Boxes of Stuff and Letting Go
When did we accumulate all this stuff?
I have repeatedly asked myself that question over the past month as I packed up my stuff to move from a fairly large house to a not-so-large apartment. Movers got what I thought was most of my share of the marital property but I’ve been back five times to get more stuff. Last Saturday I even had help from a friend with a van, yet there is at least one more car load of my stuff back at the house. Now I am surrounded by mounds of boxes and dusty items from the recent past and the distant past. I hate the clutter but somehow feel at home in it.
Objects we collect and keep over time can serve as reminders of various parts of our lives. When viewed as a whole, they tell our life story. Why do we keep so much and how do we learn this behavior?
My ‘stuff’ education most certainly results from being the son of organized packrats. Mom kept the silliest things but each had a story. She lived her whole life in southern Louisiana but travelled all across the US, Mexico and Canada, kept written journals, hundreds of photographs and numerous small physical reminders of her adventures. All of the pictures were destroyed in the Hurricane Katrina floods but some of her journals survived, as did some golden maple leaves she picked up off the ground on a bus tour of Canada one year and a few souvenir shot glasses from various towns.

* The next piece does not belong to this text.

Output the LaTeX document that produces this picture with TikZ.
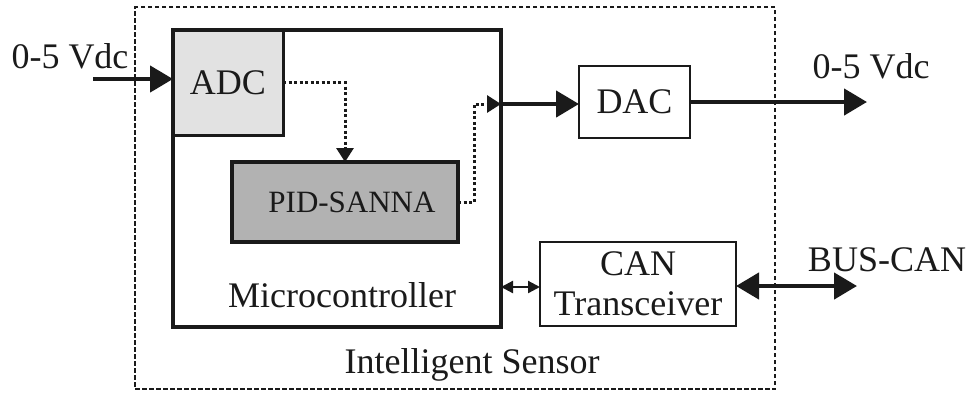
\documentclass[tikz,border=0pt]{standalone}
\usepackage{fontspec}
\setmainfont{Liberation Serif}
\usetikzlibrary{arrows.meta}
\definecolor{ink}{HTML}{1A1A1A}
\definecolor{adcfill}{HTML}{E2E2E2}
\definecolor{pidfill}{HTML}{B2B2B2}
\begin{document}
\begin{tikzpicture}[x=1pt,y=-1pt,
  txt/.style={font=\fontsize{36}{40}\selectfont, text=ink, inner sep=0pt, align=center},
  blk/.style={draw=ink, inner sep=0pt, outer sep=0pt, line width=2pt, txt},
  thickarrow/.style={draw=ink, line width=4.5pt, -{Triangle[length=23pt,width=26pt]}},
  bigdouble/.style={draw=ink, line width=4.5pt, {Triangle[length=23pt,width=26pt]}-{Triangle[length=23pt,width=26pt]}},
  dotarrow/.style={draw=ink, line width=3pt, dash pattern=on 3pt off 2.5pt, -{Triangle[length=14pt,width=17pt]}},
  smalldouble/.style={draw=ink, line width=2.2pt, {Triangle[length=12pt,width=12pt]}-{Triangle[length=12pt,width=12pt]}}
]
\useasboundingbox (0,0) rectangle (979,392);
% outer dashed box
\node[draw=ink, line width=2.2pt, dash pattern=on 4.5pt off 2.5pt, minimum width=640pt, minimum height=382pt, inner sep=0pt] (sensor) at (455,198) {};
\node[txt] (sensorlbl) at (472,365) {Intelligent Sensor};
% microcontroller
\node[blk, line width=4.5pt, minimum width=328pt, minimum height=297pt] (mc) at (337,178.5) {};
\node[txt] (mclbl) at (342,295) {Microcontroller};
% ADC
\node[blk, line width=3pt, fill=adcfill, minimum width=110pt, minimum height=105pt] (adc) at (228,82.5) {ADC};
% PID-SANNA
\node[blk, line width=3.5pt, fill=pidfill, minimum width=226pt, minimum height=80pt, font=\fontsize{31}{36}\selectfont] (pid) at (345,202) {\hspace*{14pt}PID-SANNA};
% DAC
\node[blk, minimum width=111pt, minimum height=72pt] (dac) at (634.5,102) {DAC};
% CAN
\node[blk, minimum width=196pt, minimum height=84pt] (can) at (638,284) {CAN\\Transceiver};
% labels
\node[txt] (inlbl) at (70,56) {0-5 Vdc};
\node[txt] (outlbl) at (871,66) {0-5 Vdc};
\node[txt] (buslbl) at (887,260) {BUS-CAN};
% coordinates
\coordinate (inpt) at (93,79);
\coordinate (pidturn) at (474,202);
\coordinate (mcout) at (501,104);
\coordinate (outpt) at (867,102);
\coordinate (buspt) at (857,286);
% connectors
\draw[thickarrow] (inpt) -- (inpt -| adc.west);
\draw[dotarrow] (adc.east) -| (pid.north);
\draw[dotarrow] (pid.east) -- (pidturn) |- (mcout);
\draw[thickarrow] (mcout) -- (mcout -| dac.west);
\draw[thickarrow] (dac.east) -- (outpt);
\draw[smalldouble] (mc.east |- 0,287) -- (can.west |- 0,287);
\draw[bigdouble] (can.east |- buspt) -- (buspt);
\end{tikzpicture}
\end{document}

The 'chest' pictured here is among the many items I have moved into my new apartment. It was a souvenir from an early family trip to Pensacola, Florida and contains stuff from the trip and that part of my life … Mardi Gras doubloons, a sugar packet from a restaurant we stopped at during that trip, a Coke bottle top from the days when soda came in bottles with tops that needed a bottle opener.
Dad kept tools and magazine articles. He had tools of every size, shape and usage. He probably never read a book, other than trade school text books, but he constantly read magazines related to his work and hobbies and routinely cut out articles of interest to him.

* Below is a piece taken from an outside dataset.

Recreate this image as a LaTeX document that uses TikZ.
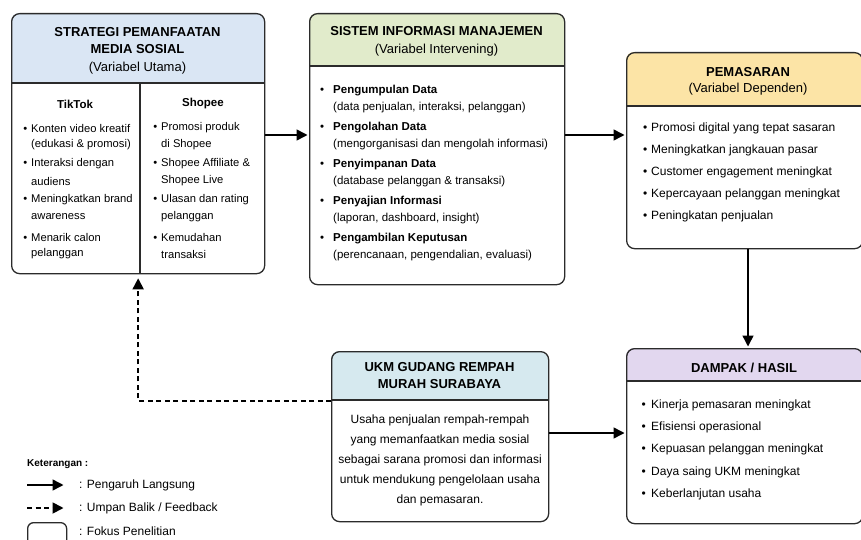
\documentclass[tikz,border=0pt]{standalone}
\usepackage{fontspec}
\setmainfont{Liberation Sans}
\usepackage{xcolor}
\usepackage{tikz}
\usetikzlibrary{arrows.meta,positioning,calc}

\definecolor{hdblue}{HTML}{DAE6F4}
\definecolor{hdgreen}{HTML}{E1EBCB}
\definecolor{hdyellow}{HTML}{FCE4A6}
\definecolor{hdcyan}{HTML}{D6E9EF}
\definecolor{hdlilac}{HTML}{E2D7EF}
\definecolor{edge}{HTML}{2B2B2B}

\newcommand{\bl}[1][4pt]{\llap{\textbullet\hspace{#1}}}

\begin{document}
\begin{tikzpicture}[x=1pt,y=-1pt,
	panel/.style={draw=edge,line width=1.3pt,rounded corners=8pt,anchor=north west,inner sep=0},
	sep/.style={draw=edge,line width=1.3pt},
	ttl/.style={font=\bfseries\fontsize{13}{15}\selectfont,inner sep=0},
	sub/.style={font=\fontsize{13}{15}\selectfont,inner sep=0},
	itm/.style={font=\fontsize{11.2}{13}\selectfont,anchor=west,inner sep=0},
	itmb/.style={font=\fontsize{11.5}{13}\selectfont,anchor=west,inner sep=0},
	itmc/.style={font=\fontsize{12}{14}\selectfont,anchor=west,inner sep=0},
	lg/.style={font=\fontsize{12}{14}\selectfont,anchor=west,inner sep=0},
	arr/.style={line width=1.5pt,-{Triangle[length=11pt,width=11pt]},shorten >=1.5pt},
	fb/.style={arr,line width=1.8pt,dash pattern=on 5pt off 3.5pt}]
	\useasboundingbox (0,0) rectangle (861,540);

	% header fills
	\begin{scope}
		\clip[rounded corners=8pt] (11,13) rectangle (264,273);
		\fill[hdblue] (11,13) rectangle (264,83);
	\end{scope}
	\begin{scope}
		\clip[rounded corners=8pt] (309,13) rectangle (564,284);
		\fill[hdgreen] (309,13) rectangle (564,66);
	\end{scope}
	\begin{scope}
		\clip[rounded corners=8pt] (626,52) rectangle (862,248);
		\fill[hdyellow] (626,52) rectangle (862,106);
	\end{scope}
	\begin{scope}
		\clip[rounded corners=8pt] (331,351) rectangle (548,521);
		\fill[hdcyan] (331,351) rectangle (548,400);
	\end{scope}
	\begin{scope}
		\clip[rounded corners=8pt] (626,348) rectangle (862,523);
		\fill[hdlilac] (626,348) rectangle (862,381);
	\end{scope}

	% boxes
	\node[panel,minimum width=253pt,minimum height=260pt] (strategi) at (11,13) {};
	\node[panel,minimum width=255pt,minimum height=271pt] (sim) at (309,13) {};
	\node[panel,minimum width=236pt,minimum height=196pt] (pemasaran) at (626,52) {};
	\node[panel,minimum width=217pt,minimum height=170pt] (ukm) at (331,351) {};
	\node[panel,minimum width=236pt,minimum height=175pt] (dampak) at (626,348) {};

	\draw[sep] (strategi.west |- 0,83) -- (strategi.east |- 0,83);
	\draw[sep] (140,83) -- (strategi.south -| 140,0);
	\draw[sep] (sim.west |- 0,66) -- (sim.east |- 0,66);
	\draw[sep] (pemasaran.west |- 0,106) -- (pemasaran.east |- 0,106);
	\draw[sep] (ukm.west |- 0,400) -- (ukm.east |- 0,400);
	\draw[sep] (dampak.west |- 0,381) -- (dampak.east |- 0,381);

	% strategi
	\node[ttl] (st1) at (137.5,32) {STRATEGI PEMANFAATAN};
	\node[ttl] (st2) at (137.5,49) {MEDIA SOSIAL};
	\node[sub] (st3) at (137.5,68) {(Variabel Utama)};
	\node[ttl,font=\bfseries\fontsize{11.5}{13}\selectfont] (tiktok) at (75,104) {TikTok};
	\node[ttl,font=\bfseries\fontsize{11.5}{13}\selectfont] (shopee) at (203,104) {Shopee};
	\foreach \y/\t [count=\i] in {128/\bl Konten video kreatif, 145/(edukasi \& promosi),
		164/\bl Interaksi dengan, 181/audiens, 200/\bl Meningkatkan brand, 217/awareness,
		237/\bl Menarik calon, 254/pelanggan}
		\node[itm] (tk\i) at (31,\y) {\t};
	\foreach \y/\t [count=\i] in {128/\bl Promosi produk, 145/di Shopee,
		164/\bl Shopee Affiliate \&, 181/Shopee Live, 200/\bl Ulasan dan rating, 217/pelanggan,
		237/\bl Kemudahan, 254/transaksi}
		\node[itm] (sp\i) at (161,\y) {\t};

	% sim
	\node[ttl] (sim1) at (436.5,31) {SISTEM INFORMASI MANAJEMEN};
	\node[sub] (sim2) at (436.5,50) {(Variabel Intervening)};
	\foreach \y/\t [count=\i] in {91/\bl[9pt]\textbf{Pengumpulan Data}, 108/{(data penjualan, interaksi, pelanggan)},
		128/\bl[9pt]\textbf{Pengolahan Data}, 145/(mengorganisasi dan mengolah informasi),
		165/\bl[9pt]\textbf{Penyimpanan Data}, 182/(database pelanggan \& transaksi),
		202/\bl[9pt]\textbf{Penyajian Informasi}, 219/{(laporan, dashboard, insight)},
		239/\bl[9pt]\textbf{Pengambilan Keputusan}, 256/{(perencanaan, pengendalian, evaluasi)}}
		\node[itmb] (si\i) at (333,\y) {\t};

	% pemasaran
	\node[ttl] (pm1) at (748,72) {PEMASARAN};
	\node[sub] (pm2) at (748,89) {(Variabel Dependen)};
	\foreach \y/\t [count=\i] in {128/Promosi digital yang tepat sasaran, 150/Meningkatkan jangkauan pasar,
		172/Customer engagement meningkat, 194/Kepercayaan pelanggan meningkat, 216/Peningkatan penjualan}
		\node[itmc] (pm\i) at (651,\y) {\bl\t};

	% ukm
	\node[ttl] (uk1) at (439.5,367) {UKM GUDANG REMPAH};
	\node[ttl] (uk2) at (439.5,384) {MURAH SURABAYA};
	\node[font=\fontsize{12}{20}\selectfont,align=center,inner sep=0] (uktxt) at (440,460)
		{Usaha penjualan rempah-rempah\\yang memanfaatkan media sosial\\sebagai sarana promosi dan informasi\\untuk mendukung pengelolaan usaha\\dan pemasaran.};

	% dampak
	\node[ttl] (dp1) at (744,368) {DAMPAK / HASIL};
	\foreach \y/\t [count=\i] in {405/Kinerja pemasaran meningkat, 427/Efisiensi operasional,
		449/Kepuasan pelanggan meningkat, 472/Daya saing UKM meningkat, 494/Keberlanjutan usaha}
		\node[itmc] (dh\i) at (651,\y) {\bl[5.5pt]\t};

	% arrows
	\draw[arr] (strategi.east |- 0,135) -- (sim.west |- 0,135);
	\draw[arr] (sim.east |- 0,135) -- (pemasaran.west |- 0,135);
	\draw[arr] (pemasaran.south -| 748,0) -- (dampak.north -| 748,0);
	\draw[arr] (ukm.east |- 0,433) -- (dampak.west |- 0,433);
	\draw[fb,shorten >=4pt] (ukm.west |- 0,401) -| (strategi.south);

	% legend
	\node[font=\bfseries\fontsize{10}{12}\selectfont,anchor=west,inner sep=0] (ket) at (27,464) {Keterangan :};
	\coordinate (la) at (27,485);
	\coordinate (lb) at (65,485);
	\coordinate (lc) at (27,508);
	\coordinate (ld) at (65,508);
	\draw[arr] (la) -- (lb);
	\draw[fb] (lc) -- (ld);
	\node[lg] (lg1) at (79,485) {: Pengaruh Langsung};
	\node[lg] (lg2) at (79,508) {: Umpan Balik / Feedback};
	\node[panel,rounded corners=6pt,minimum width=39pt,minimum height=24pt] (lgbox) at (27,522) {};
	\node[lg] (lg3) at (79,531) {: Fokus Penelitian};
\end{tikzpicture}
\end{document}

Now I have my own tools and many of his. Also among the Items I moved are magazines and clipped articles from various cities I’ve live in and information relating to my own hobbies and interests.
On one hand this stuff means a lot to me. On the other hand it is time to let go of the clutter.
When I moved into my last house ten years ago, I promised myself I would not move unnecessary stuff ever again. Yet here I am a decade later surrounded by dusty boxes containing the same stuff. Some of these boxes are still unopened from the last move, some from the one that occurred seven years before that. Part of ‘new me’ is tempted to throw these boxes into the dumpster unopened. Why keep it? Another side of me demands I at least look through things one more time.
As we move forward in our lives it is important to discard parts of the past that hold us back. It is also important to learn from and celebrate parts of our past. I have and will discard a lot of what I moved here; it is definitely time to let those things go. But I will also keep some stuff. That silly little ‘treasure chest’ in the picture instantly brings back a vivid mental picture of the first time I walked on a beach. It is a chapter in my life story.